WRITTEN REQUEST —
Everything from the first line down to the line containing "from bokeh.core.properties import value" is to be retyped exactly, both ends included, with pictures left out.

RAW DATA —
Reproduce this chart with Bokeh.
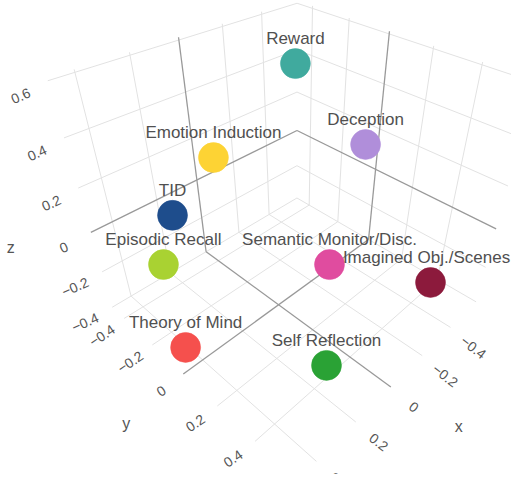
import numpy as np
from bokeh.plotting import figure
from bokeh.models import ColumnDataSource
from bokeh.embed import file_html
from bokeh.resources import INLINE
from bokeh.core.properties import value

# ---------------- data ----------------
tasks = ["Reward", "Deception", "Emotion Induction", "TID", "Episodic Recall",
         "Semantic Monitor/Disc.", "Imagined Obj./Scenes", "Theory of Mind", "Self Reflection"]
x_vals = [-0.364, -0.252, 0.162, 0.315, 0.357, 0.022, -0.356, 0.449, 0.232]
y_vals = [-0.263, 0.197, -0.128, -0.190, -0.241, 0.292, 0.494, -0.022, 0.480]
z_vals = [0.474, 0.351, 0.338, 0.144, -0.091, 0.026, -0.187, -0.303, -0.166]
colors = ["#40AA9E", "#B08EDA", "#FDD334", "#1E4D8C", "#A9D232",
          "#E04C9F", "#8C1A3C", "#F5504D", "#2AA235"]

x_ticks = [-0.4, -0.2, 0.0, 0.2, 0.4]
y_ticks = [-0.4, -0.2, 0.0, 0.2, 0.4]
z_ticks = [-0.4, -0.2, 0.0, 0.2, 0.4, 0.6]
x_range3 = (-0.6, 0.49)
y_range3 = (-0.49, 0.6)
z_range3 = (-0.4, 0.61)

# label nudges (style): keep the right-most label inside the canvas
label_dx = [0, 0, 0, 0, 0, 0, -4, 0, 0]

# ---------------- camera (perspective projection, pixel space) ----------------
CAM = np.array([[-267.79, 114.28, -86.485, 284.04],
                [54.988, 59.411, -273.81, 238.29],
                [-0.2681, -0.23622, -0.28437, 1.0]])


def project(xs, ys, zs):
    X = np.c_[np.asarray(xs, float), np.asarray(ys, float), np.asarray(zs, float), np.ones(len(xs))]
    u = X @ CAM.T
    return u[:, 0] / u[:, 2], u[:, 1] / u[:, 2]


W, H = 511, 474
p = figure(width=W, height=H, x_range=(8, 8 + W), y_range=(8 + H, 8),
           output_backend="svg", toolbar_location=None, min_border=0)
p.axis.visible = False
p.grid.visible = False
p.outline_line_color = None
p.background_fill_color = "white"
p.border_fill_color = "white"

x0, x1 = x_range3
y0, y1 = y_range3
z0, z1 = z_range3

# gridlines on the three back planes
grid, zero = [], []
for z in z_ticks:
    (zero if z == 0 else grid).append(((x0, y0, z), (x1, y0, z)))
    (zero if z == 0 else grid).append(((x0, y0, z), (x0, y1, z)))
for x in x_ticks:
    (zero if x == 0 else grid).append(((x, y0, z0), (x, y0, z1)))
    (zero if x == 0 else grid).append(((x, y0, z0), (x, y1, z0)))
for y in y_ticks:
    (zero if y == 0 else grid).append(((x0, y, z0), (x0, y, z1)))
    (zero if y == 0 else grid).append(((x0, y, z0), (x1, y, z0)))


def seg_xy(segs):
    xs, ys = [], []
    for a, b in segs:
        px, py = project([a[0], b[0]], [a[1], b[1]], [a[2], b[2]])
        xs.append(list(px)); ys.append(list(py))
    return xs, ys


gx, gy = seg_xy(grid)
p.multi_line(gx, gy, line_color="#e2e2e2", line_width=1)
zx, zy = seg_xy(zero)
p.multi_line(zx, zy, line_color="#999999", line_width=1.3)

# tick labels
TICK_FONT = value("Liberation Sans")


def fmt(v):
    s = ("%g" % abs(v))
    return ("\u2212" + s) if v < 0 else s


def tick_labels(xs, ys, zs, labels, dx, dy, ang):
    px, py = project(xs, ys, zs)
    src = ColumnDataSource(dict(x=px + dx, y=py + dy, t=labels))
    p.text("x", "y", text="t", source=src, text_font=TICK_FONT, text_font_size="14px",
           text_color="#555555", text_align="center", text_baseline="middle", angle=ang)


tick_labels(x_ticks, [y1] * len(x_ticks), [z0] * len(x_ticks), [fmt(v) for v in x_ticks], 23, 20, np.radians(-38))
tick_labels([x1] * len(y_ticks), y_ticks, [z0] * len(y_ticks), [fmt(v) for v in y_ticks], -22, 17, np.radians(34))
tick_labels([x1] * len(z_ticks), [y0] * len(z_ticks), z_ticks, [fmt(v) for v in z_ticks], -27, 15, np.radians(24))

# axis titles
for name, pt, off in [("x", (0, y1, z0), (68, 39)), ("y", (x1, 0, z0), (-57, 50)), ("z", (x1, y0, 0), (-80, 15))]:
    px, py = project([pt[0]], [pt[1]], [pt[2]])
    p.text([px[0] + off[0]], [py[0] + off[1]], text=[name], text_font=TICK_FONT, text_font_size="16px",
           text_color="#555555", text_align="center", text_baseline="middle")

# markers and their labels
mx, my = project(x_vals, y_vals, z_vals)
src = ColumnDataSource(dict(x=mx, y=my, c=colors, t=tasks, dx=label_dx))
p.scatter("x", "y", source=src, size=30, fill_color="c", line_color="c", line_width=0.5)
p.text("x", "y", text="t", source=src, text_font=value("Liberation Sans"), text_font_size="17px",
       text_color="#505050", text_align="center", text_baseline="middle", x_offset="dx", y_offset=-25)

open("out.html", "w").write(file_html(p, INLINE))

REPLY TO THE EXERCISE —
Reproduce this chart with Bokeh.
import numpy as np
from bokeh.plotting import figure
from bokeh.models import ColumnDataSource
from bokeh.embed import file_html
from bokeh.resources import INLINE
from bokeh.core.properties import value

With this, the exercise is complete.